Proof: Interior of two intersecting sets equals the intersecting interiors of the sets seperately Prove that the following is true:
$$\operatorname{int}A∩\operatorname{int}B=\operatorname{int}(A∩B)$$
I'm in general really bad at writing proofs. I do not know where to start even when looking at the definitions given in the textbook. I am well aware of the definition of the interior of sets, but I can't apply it in a meaningful way. My attempt at writing that proof is laughable since I'm doing the proof backwards.
We know that $int(A)\subset A$, thus we have:
$$\operatorname{int}(A∩B)=\operatorname{int}A∩\operatorname{int}(B)\\
\operatorname{int}(A\cap B)\subseteq A \cap B$$
The latter is per definition the interior of the set $A \cap B$.
Q.E.D.
 A: I can't make any sense of your proof - it seems like you use what you are trying to prove in the first line.
Here are some hints:

*

*You will have to use the definition of interior. Since this looks like an introductory proofs class, I assume that you are using the definition: $x$ is in the interior of $A$ if there exists an open ball centered at $x$ that is contained in $A$.

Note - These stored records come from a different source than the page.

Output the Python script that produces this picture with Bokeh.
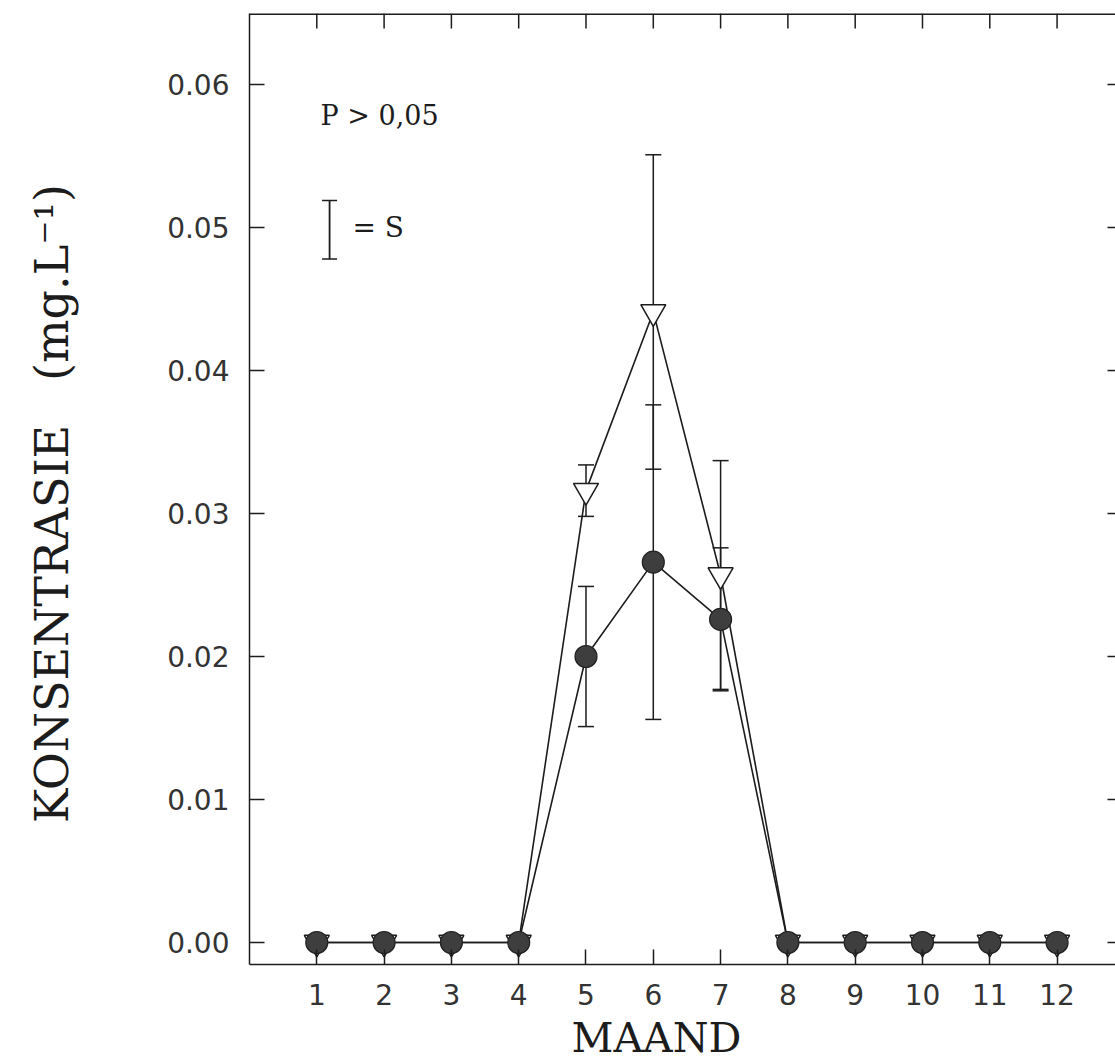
import numpy as np
from bokeh.plotting import figure
from bokeh.models import (ColumnDataSource, Whisker, TeeHead, FixedTicker,
                          NumeralTickFormatter, Range1d, Label)
from bokeh.embed import file_html
from bokeh.resources import INLINE

# ---- data ----
months = [1, 2, 3, 4, 5, 6, 7, 8, 9, 10, 11, 12]
open_mean = [0, 0, 0, 0, 0.0316, 0.0441, 0.0257, 0, 0, 0, 0, 0]
open_sd = [0, 0, 0, 0, 0.0018, 0.0110, 0.0080, 0, 0, 0, 0, 0]
filled_mean = [0, 0, 0, 0, 0.0200, 0.0266, 0.0226, 0, 0, 0, 0, 0]
filled_sd = [0, 0, 0, 0, 0.0049, 0.0110, 0.0050, 0, 0, 0, 0, 0]
x_ticks = months
y_ticks = [0.0, 0.01, 0.02, 0.03, 0.04, 0.05, 0.06]
x_title = "MAAND"
y_title = "KONSENTRASIE\u00a0\u00a0\u00a0(mg.L\u207b\u00b9)"
note_text = "P > 0,05"
key_text = "= S"

INK = "#1c1c1c"
SERIF = "DejaVu Serif"
SANS = "DejaVu Sans"

X0, X1 = 0.0, 12.868
Y0, Y1 = -0.00154, 0.06497
FW, FH = 866, 951

p = figure(frame_width=FW, frame_height=FH,
           x_range=Range1d(X0, X1), y_range=Range1d(Y0, Y1),
           output_backend="svg", toolbar_location=None,
           min_border_left=249, min_border_right=0, min_border_top=13, min_border_bottom=0)
p.outline_line_color = None
p.grid.visible = False
p.background_fill_color = "white"
p.border_fill_color = "white"

for ax in (p.xaxis[0], p.yaxis[0]):
    ax.major_tick_in = 15
    ax.major_tick_out = 0
    ax.minor_tick_line_color = None
    ax.major_tick_line_color = INK
    ax.major_tick_line_width = 1.5
    ax.axis_line_color = INK
    ax.axis_line_width = 1.5
    ax.major_label_text_font = SANS
    ax.major_label_text_font_size = "28px"
    ax.major_label_text_color = "#333333"
    ax.axis_label_text_font = SERIF
    ax.axis_label_text_font_style = "normal"
    ax.axis_label_text_color = INK

p.xaxis.ticker = FixedTicker(ticks=x_ticks)
p.yaxis.ticker = FixedTicker(ticks=y_ticks)
p.yaxis.formatter = NumeralTickFormatter(format="0.00")
p.xaxis.major_label_standoff = 19
p.yaxis.major_label_standoff = 20

p.xaxis.axis_label = x_title + "\u00a0" * 4
p.xaxis.axis_label_text_font_size = "41px"
p.xaxis.axis_label_standoff = 6
p.yaxis.axis_label = y_title + "\u00a0\u00a0"
p.yaxis.axis_label_text_font_size = "46px"
p.yaxis.axis_label_standoff = 85

# top edge of the frame and ticks on the top and right edges (from the same tick lists)
top_len = 15 * (Y1 - Y0) / FH
right_len = 8 * (X1 - X0) / FW
p.segment(x0=[X0], x1=[X1], y0=[Y1], y1=[Y1], line_color=INK, line_width=3)
p.segment(x0=x_ticks, x1=x_ticks, y0=[Y1] * len(x_ticks), y1=[Y1 - top_len] * len(x_ticks),
          line_color=INK, line_width=1.5)
p.segment(x0=[X1 - right_len] * len(y_ticks), x1=[X1] * len(y_ticks), y0=y_ticks, y1=y_ticks,
          line_color=INK, line_width=1.5)

# ---- error bars ----
def err_source(mean, sd):
    xs, up, lo = [], [], []
    for m, v, s in zip(months, mean, sd):
        if s > 0:
            xs.append(m); up.append(v + s); lo.append(v - s)
    return ColumnDataSource(dict(x=xs, upper=up, lower=lo))

for mean, sd in ((open_mean, open_sd), (filled_mean, filled_sd)):
    p.add_layout(Whisker(source=err_source(mean, sd), base="x", upper="upper", lower="lower",
                         upper_head=TeeHead(size=16, line_width=1.5, line_color=INK),
                         lower_head=TeeHead(size=16, line_width=1.5, line_color=INK),
                         line_width=1.5, line_color=INK, level="underlay"))

# ---- series ----
p.line(months, open_mean, line_width=1.6, line_color=INK)
p.line(months, filled_mean, line_width=1.6, line_color=INK)
p.scatter(months, open_mean, marker="inverted_triangle", size=25,
          fill_color="white", line_color=INK, line_width=1.5)
p.scatter(months, filled_mean, marker="circle", size=22,
          fill_color="#3e3e3e", line_color="#222222", line_width=1.2)

# ---- annotations inside the frame ----
p.add_layout(Label(x=1.055, y=0.05783, text=note_text, text_font=SERIF,
                   text_font_size="27px", text_color=INK, text_baseline="alphabetic"))
key_src = ColumnDataSource(dict(x=[1.19], upper=[0.0519], lower=[0.0478]))
p.add_layout(Whisker(source=key_src, base="x", upper="upper", lower="lower",
                     upper_head=TeeHead(size=15, line_width=1.5, line_color=INK),
                     lower_head=TeeHead(size=15, line_width=1.5, line_color=INK),
                     line_width=1.8, line_color=INK))
p.add_layout(Label(x=1.53, y=0.0500, text=key_text, text_font=SERIF,
                   text_font_size="28px", text_color=INK, text_baseline="alphabetic"))

open("out.html", "w").write(file_html(p, INLINE))
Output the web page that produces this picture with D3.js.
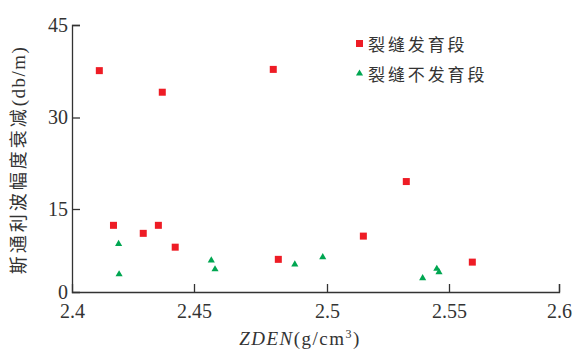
<!DOCTYPE html>
<html>
<head>
<meta charset="utf-8">
<script src="https://cdn.jsdelivr.net/npm/d3@7"></script>
<style>
  body { margin: 0; background: #fff; }
  svg { display: block; }
</style>
</head>
<body>
<div id="chart"></div>
<script>
const width = 574;
const height = 349;

// data
const devX = [2.4112, 2.437, 2.4798, 2.417, 2.4354, 2.4292, 2.4423, 2.4817, 2.5325, 2.5149, 2.5606];
const devY = [37.6, 34.1, 37.8, 12.05, 12.05, 10.6, 8.1, 5.9, 19.5, 10.1, 5.4];
const nonX = [2.4191, 2.4193, 2.4565, 2.4579, 2.4879, 2.4984, 2.5392, 2.545, 2.5459];
const nonY = [8.7, 3.2, 5.7, 4.1, 5.0, 6.3, 2.5, 4.2, 3.6];
const xTicks = [2.4, 2.45, 2.5, 2.55, 2.6];
const yTicks = [0, 15, 30, 45];
const legendNames = ["裂缝发育段", "裂缝不发育段"];

const red = "#ee1c25";
const green = "#00a651";
const ink = "#333";

const svg = d3.select("#chart").append("svg").attr("width", width).attr("height", height);

// tick spacing in the source figure is uneven, so the scales follow it piecewise
const x = d3.scaleLinear().domain(xTicks).range([72, 194, 327, 449, 559]);
const y = d3.scaleLinear().domain(yTicks).range([292, 209, 117.5, 25]);

const xAxis = d3.axisBottom(x).tickValues(xTicks).tickSize(-8).tickPadding(12).tickFormat(d3.format(""));
const yAxis = d3.axisLeft(y).tickValues(yTicks).tickSize(-8).tickPadding(6);

const gx = svg.append("g").attr("transform", `translate(0,${y(0)})`).call(xAxis);
const gy = svg.append("g").attr("transform", `translate(${x(2.4)},0)`).call(yAxis);

[gx, gy].forEach(g => {
  g.select(".domain").attr("stroke", ink).attr("stroke-width", 1.3);
  g.selectAll(".tick line").attr("stroke", ink).attr("stroke-width", 1.3);
  g.selectAll(".tick text")
    .attr("fill", ink)
    .style("font-family", "'Liberation Serif', 'DejaVu Serif', serif")
    .style("font-size", "20px");
});
gx.selectAll(".tick text").attr("dy", "0.71em");
gy.selectAll(".tick text").attr("x", -4);
// the corner ticks are covered by the other axis
gy.selectAll(".tick").filter(d => d === 0).select("line").remove();
gx.selectAll(".tick").filter(d => d === 2.4).select("line").remove();

// squares
const sq = 7;
svg.append("g").selectAll("rect")
  .data(devX.map((d, i) => [d, devY[i]]))
  .join("rect")
  .attr("x", d => x(d[0]) - sq / 2)
  .attr("y", d => y(d[1]) - sq / 2)
  .attr("width", sq)
  .attr("height", sq)
  .attr("fill", red);

// triangles
const tri = d3.symbol().type(d3.symbolTriangle).size(22);
svg.append("g").selectAll("path")
  .data(nonX.map((d, i) => [d, nonY[i]]))
  .join("path")
  .attr("d", tri)
  .attr("transform", d => `translate(${x(d[0])},${y(d[1])})`)
  .attr("fill", green);

// legend
const leg = svg.append("g");
leg.append("rect").attr("x", 356).attr("y", 40).attr("width", 7).attr("height", 7).attr("fill", red);
leg.append("path").attr("d", tri).attr("transform", "translate(359.5,73.5)").attr("fill", green);
leg.selectAll("text")
  .data(legendNames)
  .join("text")
  .attr("x", 368)
  .attr("y", (d, i) => 45 + i * 30)
  .attr("dy", "0.36em")
  .attr("fill", ink)
  .style("font-family", "'Noto Sans CJK SC', sans-serif")
  .style("font-size", "17px")
  .style("letter-spacing", "2.9px")
  .text(d => d);

// x title
const xt = svg.append("text")
  .attr("x", 300)
  .attr("y", 345)
  .attr("text-anchor", "middle")
  .attr("fill", ink)
  .style("font-family", "'Liberation Serif', serif")
  .style("font-size", "19px");
xt.append("tspan").style("font-style", "italic").text("ZDEN");
xt.append("tspan").text("(g/cm");
xt.append("tspan").attr("dy", -7).style("font-size", "12px").text("3");
xt.append("tspan").attr("dy", 7).text(")");
xt.style("word-spacing", "0").selectAll("tspan").style("letter-spacing", "1.5px");

// y title
const yt = svg.append("text")
  .attr("transform", "translate(25,160) rotate(-90)")
  .attr("text-anchor", "middle")
  .attr("fill", ink)
  .style("font-size", "18px");
yt.append("tspan").style("font-family", "'Noto Sans CJK SC', sans-serif").style("letter-spacing", "3px").text("斯通利波幅度衰减");
yt.append("tspan").style("font-family", "'Liberation Serif', serif").style("font-size", "19px").style("letter-spacing", "1.5px").text("(db/m)");
</script>
</body>
</html>
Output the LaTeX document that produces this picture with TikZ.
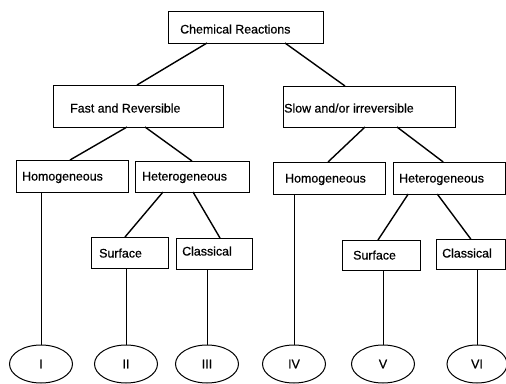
\documentclass[tikz,border=0pt]{standalone}
\usepackage{fontspec}
\setmainfont{Liberation Sans}[FakeBold=0.6]
\usetikzlibrary{shapes.geometric}
\begin{document}
\begin{tikzpicture}[x=1pt,y=-1pt,
  font=\fontsize{12.4}{14}\selectfont,
  boxn/.style={draw, line width=1pt, rectangle, inner sep=0pt, outer sep=0pt},
  lbl/.style={anchor=base west, inner sep=0pt},
  ell/.style={draw, line width=1pt, ellipse, inner sep=0pt, outer sep=0pt, minimum width=63pt, minimum height=38pt},
  conn/.style={line width=1.4pt},
  vline/.style={line width=1pt}]
\useasboundingbox (0,0) rectangle (506,383);
% boxes
\node[boxn, minimum width=155pt, minimum height=32pt] (chem) at (245.5,27) {};
\node[boxn, minimum width=170pt, minimum height=42pt] (fast) at (138,106) {};
\node[boxn, minimum width=172pt, minimum height=41pt] (slow) at (369,106.5) {};
\node[boxn, minimum width=112pt, minimum height=32pt] (homL) at (72,176) {};
\node[boxn, minimum width=114pt, minimum height=31pt] (hetL) at (192,176.5) {};
\node[boxn, minimum width=112pt, minimum height=32pt] (homR) at (329,178) {};
\node[boxn, minimum width=112.5pt, minimum height=32pt] (hetR) at (449.25,178) {};
\node[boxn, minimum width=77pt, minimum height=31pt] (surfL) at (129.5,252.5) {};
\node[boxn, minimum width=76pt, minimum height=31pt] (clasL) at (214,253.5) {};
\node[boxn, minimum width=78pt, minimum height=30pt] (surfR) at (381,255) {};
\node[boxn, minimum width=69.5pt, minimum height=30pt] (clasR) at (470.75,254) {};
% labels
\node[lbl] (tchem) at (180,33.5) {Chemical Reactions};
\node[lbl] (tfast) at (70,112.5) {Fast and Reversible};
\node[lbl] (tslow) at (284,112.5) {Slow and/or irreversible};
\node[lbl] (thomL) at (22,180.5) {Homogeneous};
\node[lbl] (thetL) at (142,180.5) {Heterogeneous};
\node[lbl] (thomR) at (285,182.5) {Homogeneous};
\node[lbl] (thetR) at (399,182.5) {Heterogeneous};
\node[lbl] (tsurfL) at (99,257.5) {Surface};
\node[lbl] (tclasL) at (182,255.5) {Classical};
\node[lbl] (tsurfR) at (353,259.5) {Surface};
\node[lbl] (tclasR) at (442,257.5) {Classical};
% ellipses
\node[ell] (e1) at (41,364) {I};
\node[ell] (e2) at (126,364) {II};
\node[ell] (e3) at (207,364) {III};
\node[ell] (e4) at (294,364) {IV};
\node[ell] (e5) at (383,364) {V};
\node[ell, minimum width=60pt] (e6) at (477,364) {VI};
% connectors
\draw[conn] ([xshift=-38.5pt]chem.south) -- ([xshift=-1pt]fast.north);
\draw[conn] ([xshift=39.5pt]chem.south) -- ([xshift=-24pt]slow.north);
\draw[conn] ([xshift=-11pt]fast.south) -- ([xshift=-2pt]homL.north);
\draw[conn] ([xshift=7pt]fast.south) -- (hetL.north);
\draw[conn] ([xshift=-4pt]slow.south) -- ([xshift=-1pt]homR.north);
\draw[conn] ([xshift=28pt]slow.south) -- ([xshift=-6pt]hetR.north);
\draw[conn] ([xshift=-29pt]hetL.south) -- ([xshift=-4.5pt]surfL.north);
\draw[conn] ([xshift=1pt]hetL.south) -- ([xshift=6pt]clasL.north);
\draw[conn] ([xshift=-41pt]hetR.south) -- ([xshift=-3pt]surfR.north);
\draw[conn] ([xshift=-12pt]hetR.south) -- (clasR.north);
% verticals
\draw[vline] (e1.north |- homL.south) -- (e1.north);
\draw[vline] (e2.north |- surfL.south) -- (e2.north);
\draw[vline] (e3.north |- clasL.south) -- (e3.north);
\draw[vline] (e4.north |- homR.south) -- (e4.north);
\draw[vline] (e5.north |- surfR.south) -- (e5.north);
\draw[vline] (e6.north |- clasR.south) -- (e6.north);
\end{tikzpicture}
\end{document}
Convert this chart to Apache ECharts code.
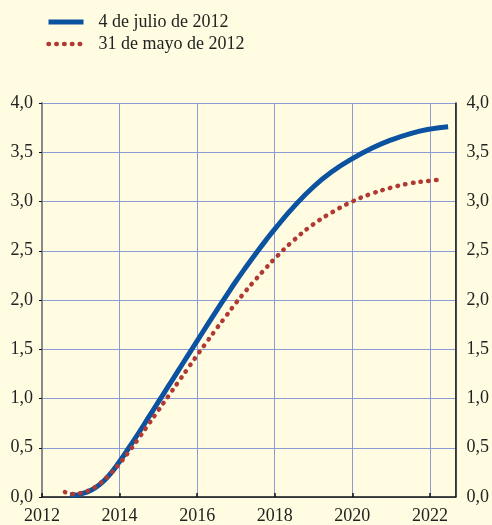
<!DOCTYPE html>
<html>
<head>
<meta charset="utf-8">
<script src="https://cdn.jsdelivr.net/npm/echarts@6/dist/echarts.min.js"></script>
<style>
  html, body { margin: 0; padding: 0; background: #fffce1; }
  #chart { width: 492px; height: 525px; }
</style>
</head>
<body>
<div id="chart"></div>
<script>
// curva de tipos: 4 de julio de 2012
const julioYears = [2012.72, 2012.9, 2013.0, 2013.25, 2013.5, 2013.75, 2014.0, 2014.25, 2014.5, 2014.75,
  2015.0, 2015.25, 2015.5, 2015.75, 2016.0, 2016.25, 2016.5, 2016.75, 2017.0, 2017.25, 2017.5, 2017.75,
  2018.0, 2018.5, 2019.0, 2019.5, 2020.0, 2020.5, 2021.0, 2021.5, 2022.0, 2022.47]
const julioValues = [0.02, 0.02, 0.03, 0.065, 0.13, 0.23, 0.36, 0.505, 0.655, 0.81,
  0.965, 1.12, 1.275, 1.43, 1.585, 1.74, 1.893, 2.043, 2.19, 2.33, 2.465, 2.595,
  2.72, 2.95, 3.15, 3.31, 3.435, 3.54, 3.625, 3.69, 3.735, 3.76]

// curva de tipos: 31 de mayo de 2012
const mayoYears = [2012.59, 2012.78, 2013.0, 2013.25, 2013.5, 2013.75, 2014.0, 2014.25, 2014.5, 2014.75,
  2015.0, 2015.25, 2015.5, 2015.75, 2016.0, 2016.25, 2016.5, 2016.75, 2017.0, 2017.25, 2017.5, 2017.75,
  2018.0, 2018.5, 2019.0, 2019.5, 2020.0, 2020.5, 2021.0, 2021.5, 2022.0, 2022.22]
const mayoValues = [0.05, 0.03, 0.04, 0.075, 0.14, 0.23, 0.34, 0.465, 0.60, 0.74,
  0.88, 1.02, 1.16, 1.30, 1.44, 1.575, 1.71, 1.84, 1.97, 2.09, 2.205, 2.315,
  2.42, 2.61, 2.77, 2.895, 3.00, 3.08, 3.14, 3.185, 3.21, 3.22]

const seriesNames = ['4 de julio de 2012', '31 de mayo de 2012']

const serif = 'Liberation Serif'
const blue = '#0b52a0'
const red = '#b03a33'
const gridColor = '#8a9bd5'
const fmtComma = v => v.toFixed(1).replace('.', ',')

const chartDom = document.getElementById('chart')
var myChart = echarts.init(chartDom)
var option

const blueLine = { color: blue, width: 5 }
const redLine = { color: red, width: 4.5, type: [0.5, 7.3], cap: 'round' }

option = {
  animation: false,
  backgroundColor: '#fffce1',
  legend: {
    orient: 'vertical',
    left: 41,
    top: 8,
    itemWidth: 35,
    itemHeight: 10,
    itemGap: 4,
    itemStyle: { opacity: 0 },
    textStyle: {
      fontFamily: serif,
      fontSize: 18,
      lineHeight: 18,
      color: '#222',
      padding: [0, 0, 0, 10]
    },
    data: [
      { name: seriesNames[0], lineStyle: blueLine },
      { name: seriesNames[1], lineStyle: redLine }
    ]
  },
  grid: {
    left: 42,
    right: 34,
    top: 103,
    bottom: 26
  },
  xAxis: {
    type: 'value',
    min: 2012,
    max: 2022.66,
    interval: 2,
    axisLine: { lineStyle: { color: '#111', width: 1.5 } },
    axisTick: { inside: true, length: 4, lineStyle: { color: '#111', width: 1.5 } },
    axisLabel: {
      fontFamily: serif,
      fontSize: 18,
      color: '#222',
      margin: 10,
      showMaxLabel: false,
      formatter: v => (Math.abs(v % 2) < 1e-6 ? String(v) : '')
    },
    splitLine: { show: true, lineStyle: { color: gridColor, width: 1 } }
  },
  yAxis: [
    {
      type: 'value',
      min: 0,
      max: 4,
      interval: 0.5,
      position: 'left',
      axisLine: { show: true, lineStyle: { color: '#8a8a8a', width: 2 } },
      axisTick: { show: true, length: 3, lineStyle: { color: '#111' } },
      axisLabel: { fontFamily: serif, fontSize: 18, color: '#222', margin: 9, formatter: fmtComma },
      splitLine: { show: true, lineStyle: { color: gridColor, width: 1 } }
    },
    {
      type: 'value',
      min: 0,
      max: 4,
      interval: 0.5,
      position: 'right',
      axisLine: { show: true, lineStyle: { color: '#111', width: 1.5 } },
      axisTick: { show: false },
      axisLabel: { fontFamily: serif, fontSize: 18, color: '#222', margin: 11, formatter: fmtComma },
      splitLine: { show: false }
    }
  ],
  series: [
    {
      name: seriesNames[0],
      type: 'line',
      smooth: 0.5,
      symbol: 'none',
      lineStyle: blueLine,
      itemStyle: { color: blue },
      data: julioYears.map((x, i) => [x, julioValues[i]])
    },
    {
      name: seriesNames[1],
      type: 'line',
      smooth: 0.5,
      symbol: 'none',
      lineStyle: redLine,
      itemStyle: { color: red },
      data: mayoYears.map((x, i) => [x, mayoValues[i]])
    }
  ]
}

option && myChart.setOption(option)
</script>
</body>
</html>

*The easiest way to show that two sets are equal is usually to show that the first is contained in the second, and then show that the second is contained in the first. So, you can first try to show $\operatorname{int}(A \cap B) \subseteq \operatorname{int} A \cap \operatorname{int}B$, and then show the opposite inclusion.
A: Doing a proof backwards does not have to be a bad idea. It's often a useful tool to use when trying to figure out how to prove it, only to work it out backwards later. In your case however, you use what you're trying to prove as a given.
Try proving that
$$\operatorname{int}(A∩B)\subseteq\operatorname{int}A∩\operatorname{int}B$$
and that
$$\operatorname{int}A∩\operatorname{int}B\subseteq\operatorname{int}(A∩B)$$